● DATA
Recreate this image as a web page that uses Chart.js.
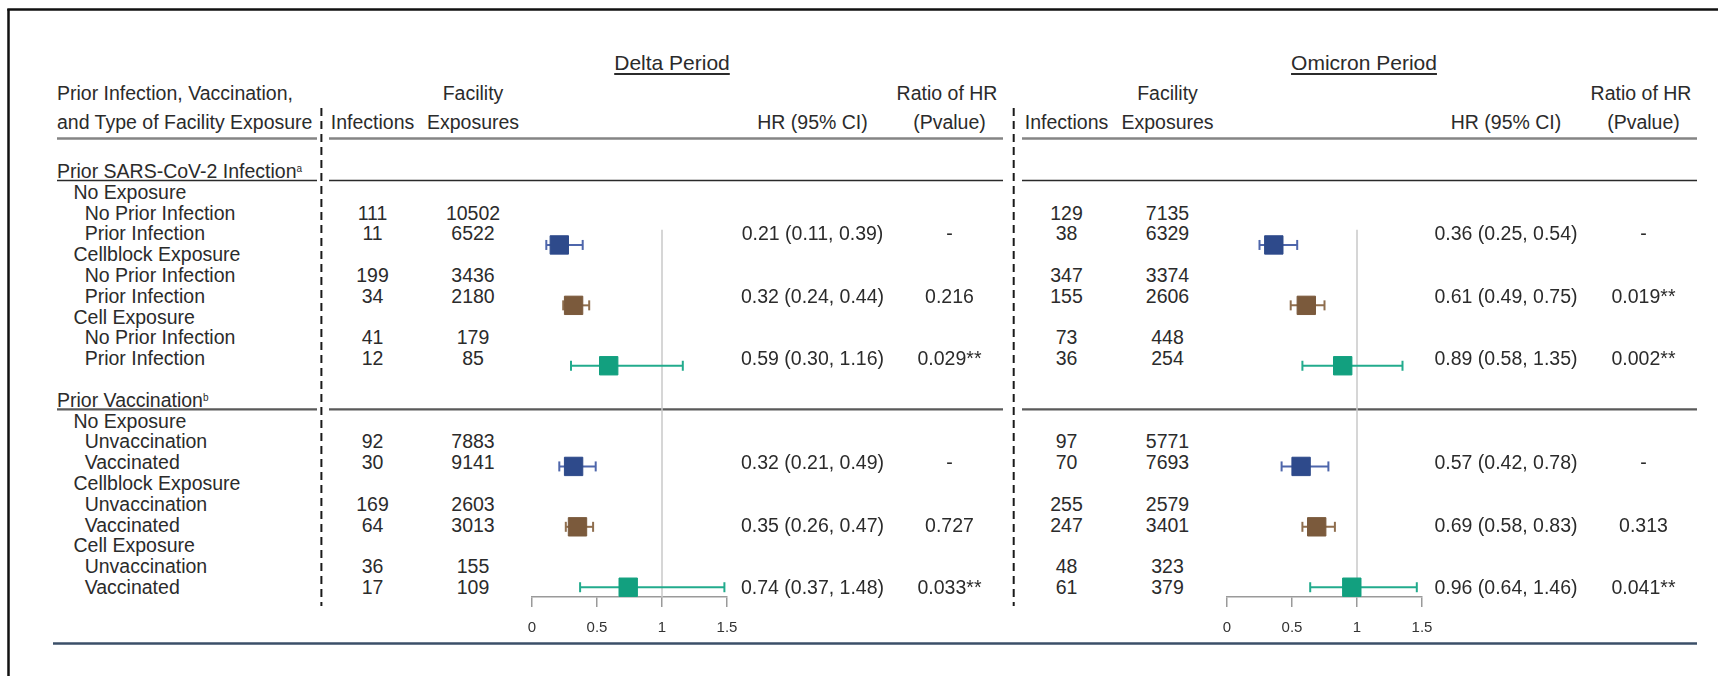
<!DOCTYPE html>
<html><head><meta charset="utf-8">
<script src="https://cdn.jsdelivr.net/npm/chart.js@4.4.1/dist/chart.umd.min.js"></script>
<style>
html,body{margin:0;padding:0;background:#fff;}
#page{position:relative;width:1718px;height:676px;overflow:hidden;font-family:"Liberation Sans",Arial,sans-serif;color:#2b2b2b;background:#fff;}
.t{position:absolute;white-space:nowrap;font-size:19.5px;line-height:20px;height:20px;}
.t sup{font-size:10px;vertical-align:6px;line-height:0;}
.title{font-size:21px;text-decoration:underline;text-underline-offset:3px;text-decoration-thickness:1.5px;}
canvas{position:absolute;}
svg{position:absolute;left:0;top:0;}
</style></head><body><div id="page">
<svg id="rules" width="1718" height="676"></svg>
<canvas id="deltaChart" width="255" height="489" style="left:502px;top:160px"></canvas>
<canvas id="omicronChart" width="255" height="489" style="left:1197px;top:160px"></canvas>
</div>
<script>
// ---------------- DATA ----------------
const periodTitles = ['Delta Period', 'Omicron Period'];
const sectionTitles = ['Prior SARS-CoV-2 Infection', 'Prior Vaccination'];
const sectionNotes = ['a', 'b'];
const exposureTypes = ['No Exposure', 'Cellblock Exposure', 'Cell Exposure'];
const sectionGroups = [['No Prior Infection', 'Prior Infection'], ['Unvaccination', 'Vaccinated']];

const deltaInfections = [111, 11, 199, 34, 41, 12, 92, 30, 169, 64, 36, 17];
const deltaExposures = [10502, 6522, 3436, 2180, 179, 85, 7883, 9141, 2603, 3013, 155, 109];
const deltaHR   = [0.21, 0.32, 0.59, 0.32, 0.35, 0.74];
const deltaLow  = [0.11, 0.24, 0.30, 0.21, 0.26, 0.37];
const deltaHigh = [0.39, 0.44, 1.16, 0.49, 0.47, 1.48];
const deltaRatioP = ['-', '0.216', '0.029**', '-', '0.727', '0.033**'];

const omicronInfections = [129, 38, 347, 155, 73, 36, 97, 70, 255, 247, 48, 61];
const omicronExposures = [7135, 6329, 3374, 2606, 448, 254, 5771, 7693, 2579, 3401, 323, 379];
const omicronHR   = [0.36, 0.61, 0.89, 0.57, 0.69, 0.96];
const omicronLow  = [0.25, 0.49, 0.58, 0.42, 0.58, 0.64];
const omicronHigh = [0.54, 0.75, 1.35, 0.78, 0.83, 1.46];
const omicronRatioP = ['-', '0.019**', '0.002**', '-', '0.313', '0.041**'];

const axisTicks = [0, 0.5, 1, 1.5];
const referenceHR = 1;

// ---------------- LAYOUT / STYLE ----------------
const ROW0 = 170.9, PITCH = 20.8;
const rowY = r => ROW0 + PITCH * r;
const page = document.getElementById('page');
function txt(str, x, y, align, cls) {
  const d = document.createElement('div');
  d.className = 't' + (cls ? ' ' + cls : '');
  d.innerHTML = str;
  d.style.top = (y - 10) + 'px';
  if (align === 'center') { d.style.left = x + 'px'; d.style.transform = 'translateX(-50%)'; }
  else if (align === 'right') { d.style.right = (1718 - x) + 'px'; }
  else { d.style.left = x + 'px'; }
  page.appendChild(d);
}
const expColors = {
  fill: ['#2e4a8b', '#7b5a3c', '#12a07f'],
  line: ['#4e66ab', '#8f6e4e', '#22ab8d']
};
const panels = [
  {inf: deltaInfections, exp: deltaExposures, hr: deltaHR, lo: deltaLow, hi: deltaHigh, rp: deltaRatioP,
   cInf: 372.5, cExp: 473, cHR: 812.5, cRatio: 949.5, cRatioHead: 947, cTitle: 672, canvas: 'deltaChart'},
  {inf: omicronInfections, exp: omicronExposures, hr: omicronHR, lo: omicronLow, hi: omicronHigh, rp: omicronRatioP,
   cInf: 1066.5, cExp: 1167.5, cHR: 1506, cRatio: 1643.5, cRatioHead: 1641, cTitle: 1364, canvas: 'omicronChart'}
];

// headers
txt('Prior Infection, Vaccination,', 57, 93.3, 'left');
txt('and Type of Facility Exposure', 57, 121.7, 'left');
panels.forEach((p, pi) => {
  txt(periodTitles[pi], p.cTitle, 63, 'center', 'title');
  txt('Facility', p.cExp, 93.3, 'center');
  txt('Infections', p.cInf, 121.7, 'center');
  txt('Exposures', p.cExp, 121.7, 'center');
  txt('HR (95% CI)', p.cHR, 121.7, 'center');
  txt('Ratio of HR', p.cRatioHead, 93.3, 'center');
  txt('(Pvalue)', p.cRatio, 121.7, 'center');
});

// body rows
const hrRows = [];
sectionTitles.forEach((st, s) => {
  const base = s * 11;
  txt(st + '<sup>' + sectionNotes[s] + '</sup>', 57, rowY(base), 'left');
  exposureTypes.forEach((et, e) => {
    const er = base + 1 + e * 3;
    txt(et, 73.5, rowY(er), 'left');
    sectionGroups[s].forEach((g, gi) => {
      const r = er + 1 + gi;
      const i = s * 6 + e * 2 + gi;
      txt(g, 84.7, rowY(r), 'left');
      panels.forEach(p => {
        txt(String(p.inf[i]), p.cInf, rowY(r), 'center');
        txt(String(p.exp[i]), p.cExp, rowY(r), 'center');
      });
    });
    const k = s * 3 + e, hrRow = er + 2;
    hrRows.push(hrRow);
    panels.forEach(p => {
      txt(`${p.hr[k].toFixed(2)} (${p.lo[k].toFixed(2)}, ${p.hi[k].toFixed(2)})`, p.cHR, rowY(hrRow), 'center');
      txt(p.rp[k], p.cRatio, rowY(hrRow), 'center');
    });
  });
});

// rules (table decoration)
const svg = document.getElementById('rules');
function ln(x1, y1, x2, y2, color, w, dash) {
  const l = document.createElementNS('http://www.w3.org/2000/svg', 'line');
  l.setAttribute('x1', x1); l.setAttribute('y1', y1); l.setAttribute('x2', x2); l.setAttribute('y2', y2);
  l.setAttribute('stroke', color); l.setAttribute('stroke-width', w);
  if (dash) l.setAttribute('stroke-dasharray', dash);
  svg.appendChild(l);
}
ln(8.5, 9, 8.5, 676, '#111', 2.5);
ln(7.3, 9.5, 1718, 9.5, '#111', 2.5);
const segs = [[57, 317], [329, 1003], [1022, 1697]];
segs.forEach(([a, b]) => {
  ln(a, 138.5, b, 138.5, '#858585', 2.6);
  ln(a, 180.5, b, 180.5, '#2a2a2a', 1.6);
  ln(a, 409.3, b, 409.3, '#5a5a5a', 2.2);
});
ln(53, 643.5, 1697, 643.5, '#3b4f68', 2.6);
ln(321.4, 108, 321.4, 606, '#1a1a1a', 2, '8 5');
ln(1013.7, 108, 1013.7, 606, '#1a1a1a', 2, '8 5');

// ---------------- CHARTS ----------------
const Y_MIN = (160 - ROW0) / PITCH;   // chart area top
const Y_MAX = (597 - ROW0) / PITCH;   // chart area bottom (axis)
panels.forEach(p => {
  const datasets = [];
  hrRows.forEach((row, k) => {
    const e = k % 3;
    datasets.push({
      type: 'scatter', order: 0, clip: false,
      data: [{x: p.hr[k], y: row}],
      pointStyle: 'rect', pointRadius: 13, pointHoverRadius: 13,
      backgroundColor: expColors.fill[e], borderColor: expColors.fill[e], borderWidth: 1
    });
    datasets.push({
      type: 'line', order: 1, clip: false,
      data: [{x: p.lo[k], y: row}, {x: p.hi[k], y: row}],
      borderColor: expColors.line[e], borderWidth: 2,
      pointStyle: 'line', pointRotation: 90, pointRadius: 5, pointHoverRadius: 5,
      pointBorderWidth: 2, pointBorderColor: expColors.line[e], pointBackgroundColor: expColors.line[e]
    });
  });
  datasets.push({
    type: 'line', order: 2, clip: false,
    data: [{x: referenceHR, y: 2.25}, {x: referenceHR, y: Y_MAX}],
    borderColor: '#c9c9c9', borderWidth: 1.5, pointRadius: 0
  });
  new Chart(document.getElementById(p.canvas), {
    type: 'scatter',
    data: {datasets},
    options: {
      responsive: false, animation: false, events: [],
      layout: {padding: {left: 30, right: 30, top: 0, bottom: 0}},
      plugins: {legend: {display: false}, tooltip: {enabled: false}},
      scales: {
        x: {
          type: 'linear', min: axisTicks[0], max: axisTicks[axisTicks.length - 1],
          afterBuildTicks: s => { s.ticks = axisTicks.map(v => ({value: v})); },
          ticks: {color: '#333', padding: 12, font: {family: 'Liberation Sans', size: 15}, callback: v => String(v)},
          grid: {drawOnChartArea: false, drawTicks: true, tickLength: 10, color: '#9a9a9a', lineWidth: 1.5},
          border: {display: true, color: '#9a9a9a', width: 1.5}
        },
        y: {type: 'linear', display: false, reverse: true, min: Y_MIN, max: Y_MAX}
      }
    }
  });
});
</script>
</body></html>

● TO BE DONE
Repeat the listing above up to and including the line with "const referenceHR = 1;", starting from its first line. Drop any pictures.

● FINISHED TASK
Recreate this image as a web page that uses Chart.js.
<!DOCTYPE html>
<html><head><meta charset="utf-8">
<script src="https://cdn.jsdelivr.net/npm/chart.js@4.4.1/dist/chart.umd.min.js"></script>
<style>
html,body{margin:0;padding:0;background:#fff;}
#page{position:relative;width:1718px;height:676px;overflow:hidden;font-family:"Liberation Sans",Arial,sans-serif;color:#2b2b2b;background:#fff;}
.t{position:absolute;white-space:nowrap;font-size:19.5px;line-height:20px;height:20px;}
.t sup{font-size:10px;vertical-align:6px;line-height:0;}
.title{font-size:21px;text-decoration:underline;text-underline-offset:3px;text-decoration-thickness:1.5px;}
canvas{position:absolute;}
svg{position:absolute;left:0;top:0;}
</style></head><body><div id="page">
<svg id="rules" width="1718" height="676"></svg>
<canvas id="deltaChart" width="255" height="489" style="left:502px;top:160px"></canvas>
<canvas id="omicronChart" width="255" height="489" style="left:1197px;top:160px"></canvas>
</div>
<script>
// ---------------- DATA ----------------
const periodTitles = ['Delta Period', 'Omicron Period'];
const sectionTitles = ['Prior SARS-CoV-2 Infection', 'Prior Vaccination'];
const sectionNotes = ['a', 'b'];
const exposureTypes = ['No Exposure', 'Cellblock Exposure', 'Cell Exposure'];
const sectionGroups = [['No Prior Infection', 'Prior Infection'], ['Unvaccination', 'Vaccinated']];

const deltaInfections = [111, 11, 199, 34, 41, 12, 92, 30, 169, 64, 36, 17];
const deltaExposures = [10502, 6522, 3436, 2180, 179, 85, 7883, 9141, 2603, 3013, 155, 109];
const deltaHR   = [0.21, 0.32, 0.59, 0.32, 0.35, 0.74];
const deltaLow  = [0.11, 0.24, 0.30, 0.21, 0.26, 0.37];
const deltaHigh = [0.39, 0.44, 1.16, 0.49, 0.47, 1.48];
const deltaRatioP = ['-', '0.216', '0.029**', '-', '0.727', '0.033**'];

const omicronInfections = [129, 38, 347, 155, 73, 36, 97, 70, 255, 247, 48, 61];
const omicronExposures = [7135, 6329, 3374, 2606, 448, 254, 5771, 7693, 2579, 3401, 323, 379];
const omicronHR   = [0.36, 0.61, 0.89, 0.57, 0.69, 0.96];
const omicronLow  = [0.25, 0.49, 0.58, 0.42, 0.58, 0.64];
const omicronHigh = [0.54, 0.75, 1.35, 0.78, 0.83, 1.46];
const omicronRatioP = ['-', '0.019**', '0.002**', '-', '0.313', '0.041**'];

const axisTicks = [0, 0.5, 1, 1.5];
const referenceHR = 1;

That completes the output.